Retype only the lines running from the line that contains "What Bokeh code" to the line that contains "FW, FH = W - L_B - R_B, H - T_B - B_B", inclusive, and leave the pictures behind.

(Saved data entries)
***

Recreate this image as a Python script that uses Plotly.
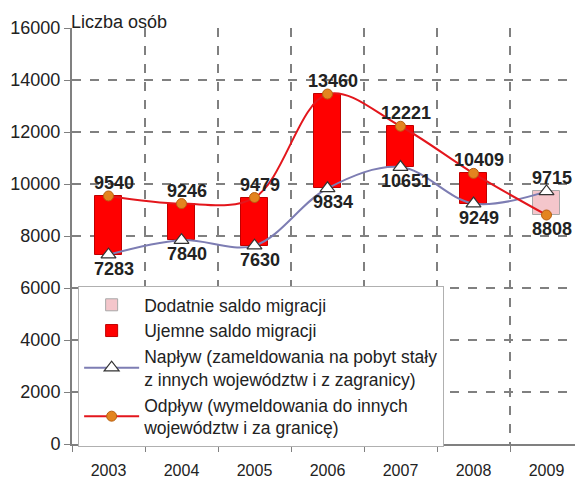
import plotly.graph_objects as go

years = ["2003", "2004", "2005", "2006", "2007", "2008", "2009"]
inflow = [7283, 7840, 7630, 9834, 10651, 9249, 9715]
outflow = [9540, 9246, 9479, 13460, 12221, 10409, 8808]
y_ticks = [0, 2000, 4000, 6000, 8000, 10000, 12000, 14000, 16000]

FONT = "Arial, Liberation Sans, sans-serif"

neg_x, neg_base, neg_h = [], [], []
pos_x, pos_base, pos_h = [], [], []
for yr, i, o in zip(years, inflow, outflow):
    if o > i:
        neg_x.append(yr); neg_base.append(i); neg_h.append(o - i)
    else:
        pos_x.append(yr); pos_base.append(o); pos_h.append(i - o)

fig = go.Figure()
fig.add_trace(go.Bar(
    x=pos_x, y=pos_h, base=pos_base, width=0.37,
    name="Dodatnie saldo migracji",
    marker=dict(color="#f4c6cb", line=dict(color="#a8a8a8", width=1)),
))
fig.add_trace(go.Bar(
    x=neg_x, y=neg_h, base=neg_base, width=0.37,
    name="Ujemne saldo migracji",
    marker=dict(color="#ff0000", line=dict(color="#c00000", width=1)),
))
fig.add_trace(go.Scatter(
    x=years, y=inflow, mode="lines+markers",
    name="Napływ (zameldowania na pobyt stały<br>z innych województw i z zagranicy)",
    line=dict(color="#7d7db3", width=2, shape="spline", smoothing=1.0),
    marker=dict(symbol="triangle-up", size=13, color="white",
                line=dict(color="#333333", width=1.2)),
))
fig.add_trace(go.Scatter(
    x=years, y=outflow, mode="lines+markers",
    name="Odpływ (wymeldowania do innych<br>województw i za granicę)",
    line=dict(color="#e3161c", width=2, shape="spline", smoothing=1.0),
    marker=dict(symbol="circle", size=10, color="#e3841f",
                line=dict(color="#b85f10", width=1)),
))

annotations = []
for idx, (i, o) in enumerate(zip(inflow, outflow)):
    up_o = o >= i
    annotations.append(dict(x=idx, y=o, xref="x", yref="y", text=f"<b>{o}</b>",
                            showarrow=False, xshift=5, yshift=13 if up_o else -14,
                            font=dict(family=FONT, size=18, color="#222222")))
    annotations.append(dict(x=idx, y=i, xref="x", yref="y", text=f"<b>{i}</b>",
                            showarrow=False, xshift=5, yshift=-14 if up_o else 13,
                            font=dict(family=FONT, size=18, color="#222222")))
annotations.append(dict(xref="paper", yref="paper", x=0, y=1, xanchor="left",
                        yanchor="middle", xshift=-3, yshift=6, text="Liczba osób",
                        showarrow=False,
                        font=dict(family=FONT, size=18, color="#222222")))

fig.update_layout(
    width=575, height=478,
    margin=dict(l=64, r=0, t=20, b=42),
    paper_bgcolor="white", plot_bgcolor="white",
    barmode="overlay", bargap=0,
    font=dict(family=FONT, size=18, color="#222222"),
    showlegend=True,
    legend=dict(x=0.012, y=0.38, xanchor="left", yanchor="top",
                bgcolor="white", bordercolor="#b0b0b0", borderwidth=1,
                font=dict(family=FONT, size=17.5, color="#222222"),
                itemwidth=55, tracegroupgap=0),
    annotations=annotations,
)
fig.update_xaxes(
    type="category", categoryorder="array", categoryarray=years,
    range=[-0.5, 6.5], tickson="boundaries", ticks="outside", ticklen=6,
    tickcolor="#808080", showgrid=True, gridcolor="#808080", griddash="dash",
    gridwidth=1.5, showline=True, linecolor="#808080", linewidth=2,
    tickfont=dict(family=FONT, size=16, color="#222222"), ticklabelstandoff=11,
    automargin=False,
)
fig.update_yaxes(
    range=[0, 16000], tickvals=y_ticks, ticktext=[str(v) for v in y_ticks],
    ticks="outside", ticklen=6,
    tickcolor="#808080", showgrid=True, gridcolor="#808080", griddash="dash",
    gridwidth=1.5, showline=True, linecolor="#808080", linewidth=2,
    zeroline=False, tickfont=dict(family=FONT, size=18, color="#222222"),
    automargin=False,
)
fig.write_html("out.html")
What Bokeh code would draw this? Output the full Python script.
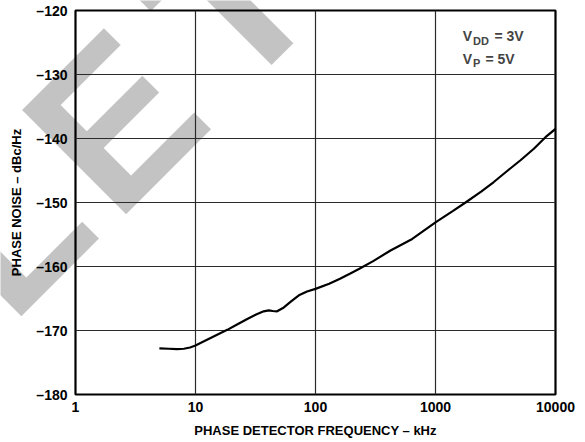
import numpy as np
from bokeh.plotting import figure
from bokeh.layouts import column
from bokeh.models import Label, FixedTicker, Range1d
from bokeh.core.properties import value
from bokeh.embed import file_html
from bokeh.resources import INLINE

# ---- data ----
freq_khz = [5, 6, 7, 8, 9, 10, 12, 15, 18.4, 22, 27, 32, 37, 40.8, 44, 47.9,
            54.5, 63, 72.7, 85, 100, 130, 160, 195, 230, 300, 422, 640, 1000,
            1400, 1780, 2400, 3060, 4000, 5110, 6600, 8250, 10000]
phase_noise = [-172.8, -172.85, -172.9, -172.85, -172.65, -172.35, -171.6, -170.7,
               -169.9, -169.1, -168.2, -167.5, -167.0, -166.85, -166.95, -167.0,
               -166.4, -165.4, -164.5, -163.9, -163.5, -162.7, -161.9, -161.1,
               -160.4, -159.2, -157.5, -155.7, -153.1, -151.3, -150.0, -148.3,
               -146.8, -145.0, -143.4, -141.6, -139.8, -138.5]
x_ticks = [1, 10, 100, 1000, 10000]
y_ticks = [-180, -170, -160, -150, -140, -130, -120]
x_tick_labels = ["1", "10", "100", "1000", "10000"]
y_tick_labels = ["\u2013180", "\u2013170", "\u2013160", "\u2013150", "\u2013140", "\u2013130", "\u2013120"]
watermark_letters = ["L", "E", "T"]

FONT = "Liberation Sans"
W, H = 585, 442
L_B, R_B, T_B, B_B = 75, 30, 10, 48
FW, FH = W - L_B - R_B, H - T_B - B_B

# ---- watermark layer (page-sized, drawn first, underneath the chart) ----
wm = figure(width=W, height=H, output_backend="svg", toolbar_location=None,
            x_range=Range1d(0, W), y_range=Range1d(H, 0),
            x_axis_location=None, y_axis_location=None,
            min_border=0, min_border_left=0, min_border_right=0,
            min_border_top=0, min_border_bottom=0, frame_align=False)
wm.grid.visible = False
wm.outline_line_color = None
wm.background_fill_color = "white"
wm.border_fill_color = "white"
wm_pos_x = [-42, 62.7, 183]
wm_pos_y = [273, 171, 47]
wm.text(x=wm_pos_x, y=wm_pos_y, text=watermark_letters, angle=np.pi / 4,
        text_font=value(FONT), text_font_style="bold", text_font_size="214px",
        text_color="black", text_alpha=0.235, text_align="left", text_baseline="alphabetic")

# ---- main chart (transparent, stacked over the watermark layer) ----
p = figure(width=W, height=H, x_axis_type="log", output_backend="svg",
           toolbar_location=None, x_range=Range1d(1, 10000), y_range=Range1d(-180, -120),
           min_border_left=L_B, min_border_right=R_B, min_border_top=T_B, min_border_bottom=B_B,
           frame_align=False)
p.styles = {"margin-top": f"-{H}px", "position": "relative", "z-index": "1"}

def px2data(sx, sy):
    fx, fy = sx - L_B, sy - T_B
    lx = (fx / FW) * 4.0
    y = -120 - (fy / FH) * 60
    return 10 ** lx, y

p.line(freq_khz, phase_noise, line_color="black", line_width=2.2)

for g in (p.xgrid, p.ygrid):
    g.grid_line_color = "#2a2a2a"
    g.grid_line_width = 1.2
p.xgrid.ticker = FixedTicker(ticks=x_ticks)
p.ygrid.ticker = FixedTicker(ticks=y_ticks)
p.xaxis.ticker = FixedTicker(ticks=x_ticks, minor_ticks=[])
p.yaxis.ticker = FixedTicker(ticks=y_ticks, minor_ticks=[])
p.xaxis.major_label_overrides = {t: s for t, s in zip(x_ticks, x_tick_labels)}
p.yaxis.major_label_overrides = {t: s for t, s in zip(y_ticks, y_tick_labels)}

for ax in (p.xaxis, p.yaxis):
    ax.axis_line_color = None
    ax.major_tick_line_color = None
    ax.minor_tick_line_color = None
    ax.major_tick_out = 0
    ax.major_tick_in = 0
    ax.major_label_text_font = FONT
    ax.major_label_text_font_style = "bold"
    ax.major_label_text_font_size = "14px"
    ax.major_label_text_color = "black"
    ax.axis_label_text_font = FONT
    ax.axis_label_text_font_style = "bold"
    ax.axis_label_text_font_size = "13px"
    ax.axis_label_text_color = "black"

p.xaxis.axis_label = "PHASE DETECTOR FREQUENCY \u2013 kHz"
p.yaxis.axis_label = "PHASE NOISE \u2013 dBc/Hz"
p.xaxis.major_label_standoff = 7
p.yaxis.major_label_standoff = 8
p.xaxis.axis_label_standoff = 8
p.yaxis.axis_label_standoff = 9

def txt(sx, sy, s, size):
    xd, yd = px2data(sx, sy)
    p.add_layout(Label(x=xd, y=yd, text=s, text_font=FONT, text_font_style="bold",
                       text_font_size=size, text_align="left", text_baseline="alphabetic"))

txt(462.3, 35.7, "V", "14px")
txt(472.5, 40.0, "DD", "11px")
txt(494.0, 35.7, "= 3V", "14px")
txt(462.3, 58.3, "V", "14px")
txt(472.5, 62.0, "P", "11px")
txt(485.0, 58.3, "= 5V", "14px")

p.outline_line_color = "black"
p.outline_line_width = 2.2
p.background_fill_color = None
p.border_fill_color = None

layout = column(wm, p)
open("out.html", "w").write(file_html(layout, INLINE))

***

RESULT OF THE EXERCISE
What Bokeh code would draw this? Output the full Python script.
import numpy as np
from bokeh.plotting import figure
from bokeh.layouts import column
from bokeh.models import Label, FixedTicker, Range1d
from bokeh.core.properties import value
from bokeh.embed import file_html
from bokeh.resources import INLINE

# ---- data ----
freq_khz = [5, 6, 7, 8, 9, 10, 12, 15, 18.4, 22, 27, 32, 37, 40.8, 44, 47.9,
            54.5, 63, 72.7, 85, 100, 130, 160, 195, 230, 300, 422, 640, 1000,
            1400, 1780, 2400, 3060, 4000, 5110, 6600, 8250, 10000]
phase_noise = [-172.8, -172.85, -172.9, -172.85, -172.65, -172.35, -171.6, -170.7,
               -169.9, -169.1, -168.2, -167.5, -167.0, -166.85, -166.95, -167.0,
               -166.4, -165.4, -164.5, -163.9, -163.5, -162.7, -161.9, -161.1,
               -160.4, -159.2, -157.5, -155.7, -153.1, -151.3, -150.0, -148.3,
               -146.8, -145.0, -143.4, -141.6, -139.8, -138.5]
x_ticks = [1, 10, 100, 1000, 10000]
y_ticks = [-180, -170, -160, -150, -140, -130, -120]
x_tick_labels = ["1", "10", "100", "1000", "10000"]
y_tick_labels = ["\u2013180", "\u2013170", "\u2013160", "\u2013150", "\u2013140", "\u2013130", "\u2013120"]
watermark_letters = ["L", "E", "T"]

FONT = "Liberation Sans"
W, H = 585, 442
L_B, R_B, T_B, B_B = 75, 30, 10, 48
FW, FH = W - L_B - R_B, H - T_B - B_B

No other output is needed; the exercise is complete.